Reputation: 7951
I have a set of CSV files in a HDFS path and I created an external Hive table, let's say table_A, from these files. Since some of the entries are redundant, I tried creating another Hive table based on table_A, say table_B, which has distinct records. I was able to create table_B as a non-external table (Hive warehouse). I want to know if I can create table_B as an external table? If this is possible, will it copy the records from table_A and create its own table_B store on a specified path (preferably as CSV also)?
Upvotes: 0
Views: 2184
Reputation: 729
I am presuming you want to select distinct data from "uncleaned" table and insert into "cleaned" table.
CREATE EXTERNAL TABLE `uncleaned`( `a` int, `b` string, `c` string, `d` string, `e` bigint ) ROW FORMAT DELIMITED FIELDS TERMINATED BY ',' STORED AS INPUTFORMAT 'org.apache.hadoop.mapred.TextInputFormat' OUTPUTFORMAT 'org.apache.hadoop.hive.ql.io.HiveIgnoreKeyTextOutputFormat' LOCATION '/external/uncleaned'
create another table, it can be external or not(doesn't matter).

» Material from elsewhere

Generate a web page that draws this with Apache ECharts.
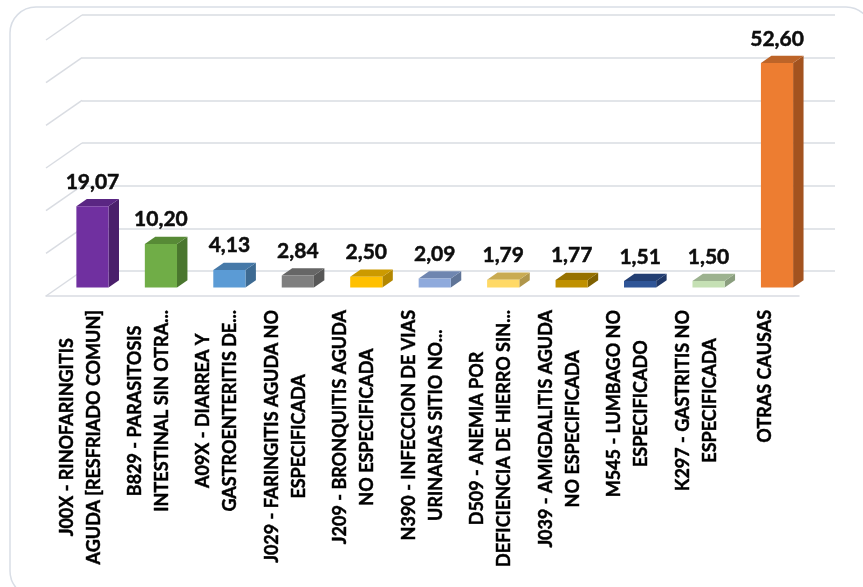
<!DOCTYPE html>
<html>
<head>
<meta charset="utf-8">
<script src="https://cdn.jsdelivr.net/npm/echarts@6/dist/echarts.min.js"></script>
<style>
  html, body { margin: 0; padding: 0; background: #ffffff; }
  #chart { width: 863px; height: 587px; }
</style>
</head>
<body>
<div id="chart"></div>
<script>
// Causes of consultation (percentage of total)
const categories = [
  'J00X - RINOFARINGITIS\nAGUDA [RESFRIADO COMUN]',
  'B829 - PARASITOSIS\nINTESTINAL SIN OTRA...',
  'A09X - DIARREA Y\nGASTROENTERITIS DE...',
  'J029 - FARINGITIS AGUDA NO\nESPECIFICADA',
  'J209 - BRONQUITIS AGUDA\nNO ESPECIFICADA',
  'N390 - INFECCION DE VIAS\nURINARIAS SITIO NO...',
  'D509 - ANEMIA POR\nDEFICIENCIA DE HIERRO SIN...',
  'J039 - AMIGDALITIS AGUDA\nNO ESPECIFICADA',
  'M545 - LUMBAGO NO\nESPECIFICADO',
  'K297 - GASTRITIS NO\nESPECIFICADA',
  'OTRAS CAUSAS'
];
const values = [19.07, 10.20, 4.13, 2.84, 2.50, 2.09, 1.79, 1.77, 1.51, 1.50, 52.60];

// Face colours for each box: front, top, side
const frontColors = ['#7030a0', '#70ad47', '#5b9bd5', '#7f7f7f', '#ffc000', '#8faadc', '#ffd966', '#bf9000', '#2f5597', '#c5e0b4', '#ed7d31'];
const topColors   = ['#5a2683', '#578a36', '#4679a8', '#666666', '#cc9a00', '#6f86b0', '#c9ab52', '#967100', '#233f73', '#9cb28f', '#bd6428'];
const sideColors  = ['#4a1f6b', '#4a762e', '#3d6a92', '#575757', '#b38700', '#5f7497', '#b0964a', '#7f6000', '#1f3766', '#8a9e7e', '#a3531f'];

// Perspective layout: back wall rectangle and the floor depth vector
const WALL = { x: 82, y: 15, w: 753, h: 256 };
const DEPTH = [36, -25];
const BAR_POS = 0.34;    // where the bar front sits across the floor depth
const BAR_DEPTH = 0.29;  // bar thickness as a share of the floor depth
const BAR_WIDTH = 0.47;  // bar width as a share of the category band
const Y_MAX = 60, Y_STEP = 10;
const GRID_COLOR = '#d9dce2';

const fmt = v => v.toFixed(2).replace('.', ',');

const gridTicks = [];
for (let t = 0; t <= Y_MAX; t += Y_STEP) gridTicks.push(t);

const chart = echarts.init(document.getElementById('chart'), null, { renderer: 'canvas' });

chart.setOption({
  backgroundColor: '#ffffff',
  animation: false,
  textStyle: { fontFamily: 'Lato' },
  graphic: [{
    type: 'rect',
    shape: { x: 10, y: 7, width: 862, height: 590, r: 26 },
    style: { fill: 'none', stroke: '#d9dee6', lineWidth: 1.5 },
    silent: true,
    z: -10
  }],
  grid: [
    { left: WALL.x, top: WALL.y, width: WALL.w, height: WALL.h },
    { left: WALL.x - DEPTH[0], top: WALL.y - DEPTH[1], width: WALL.w, height: WALL.h }
  ],
  xAxis: [
    { gridIndex: 0, type: 'category', data: categories, show: false },
    {
      gridIndex: 1, type: 'category', data: categories,
      axisLine: { show: true, lineStyle: { color: GRID_COLOR, width: 1.5 } },
      axisTick: { show: false },
      axisLabel: {
        interval: 0,
        rotate: 90,
        margin: 14,
        formatter: s => s.split('\n').map(l => '{c|' + l + '}').join('\n'),
        rich: {
          c: {
            align: 'center', fontFamily: 'Lato', fontWeight: 'bold', fontSize: 18, lineHeight: 27,
            color: '#000000', textBorderColor: '#000000', textBorderWidth: 0.45
          }
        }
      }
    }
  ],
  yAxis: [
    {
      gridIndex: 0, type: 'value', min: 0, max: Y_MAX, interval: Y_STEP,
      axisLine: { show: false }, axisTick: { show: false }, axisLabel: { show: false },
      splitLine: { show: true, lineStyle: { color: GRID_COLOR, width: 1.5 } }
    },
    { gridIndex: 1, type: 'value', min: 0, max: Y_MAX, interval: Y_STEP, show: false, splitLine: { show: false } }
  ],
  series: [
    {
      // side wall: gridlines running from the floor front to the back wall
      type: 'custom',
      xAxisIndex: 1, yAxisIndex: 1,
      silent: true,
      data: gridTicks.map(t => [0, t]),
      encode: { x: 0, y: 1 },
      renderItem: (params, api) => {
        const y = api.coord([0, api.value(1)])[1];
        const x = params.coordSys.x;
        return {
          type: 'line',
          shape: { x1: x, y1: y, x2: x + DEPTH[0], y2: y + DEPTH[1] },
          style: { stroke: GRID_COLOR, lineWidth: 1.5 }
        };
      }
    },
    {
      // 3D boxes with value labels
      type: 'custom',
      xAxisIndex: 1, yAxisIndex: 1,
      data: values.map((v, i) => [i, v]),
      encode: { x: 0, y: 1 },
      renderItem: (params, api) => {
        const i = api.value(0), v = api.value(1);
        const base = api.coord([i, 0]);
        const top = api.coord([i, v]);
        const band = api.size([1, 0])[0];
        const w = band * BAR_WIDTH;
        const ox = DEPTH[0] * BAR_POS, oy = DEPTH[1] * BAR_POS;
        const dx = DEPTH[0] * BAR_DEPTH, dy = DEPTH[1] * BAR_DEPTH;
        const x0 = base[0] + ox - w / 2, x1 = x0 + w;
        const yb = base[1] + oy, yt = top[1] + oy;
        const idx = params.dataIndex;
        return {
          type: 'group',
          children: [
            {
              type: 'polygon',
              shape: { points: [[x1, yt], [x1 + dx, yt + dy], [x1 + dx, yb + dy], [x1, yb]] },
              style: { fill: sideColors[idx] }
            },
            {
              type: 'polygon',
              shape: { points: [[x0, yt], [x1, yt], [x1 + dx, yt + dy], [x0 + dx, yt + dy]] },
              style: { fill: topColors[idx] }
            },
            {
              type: 'rect',
              shape: { x: x0, y: yt, width: w, height: yb - yt },
              style: { fill: frontColors[idx] }
            },
            {
              type: 'text',
              x: (x0 + x1) / 2,
              y: yt + dy - 17,
              style: {
                text: fmt(v),
                fontFamily: 'Lato', fontWeight: 'bold', fontSize: 21,
                fill: '#0d0d0d', stroke: '#0d0d0d', lineWidth: 0.5,
                align: 'center', verticalAlign: 'middle'
              }
            }
          ]
        };
      }
    }
  ]
});
</script>
</body>
</html>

CREATE EXTERNAL TABLE `cleaned`( `a` int, `b` string, `c` string, `d` string, `e` bigint ) ROW FORMAT DELIMITED FIELDS TERMINATED BY ',' STORED AS INPUTFORMAT 'org.apache.hadoop.mapred.TextInputFormat' OUTPUTFORMAT 'org.apache.hadoop.hive.ql.io.HiveIgnoreKeyTextOutputFormat' LOCATION '/external/cleaned'
Read from first table and you can insert it by
insert overwrite table cleaned select distinct a,b,c,d,e from uncleaned;
Upvotes: 2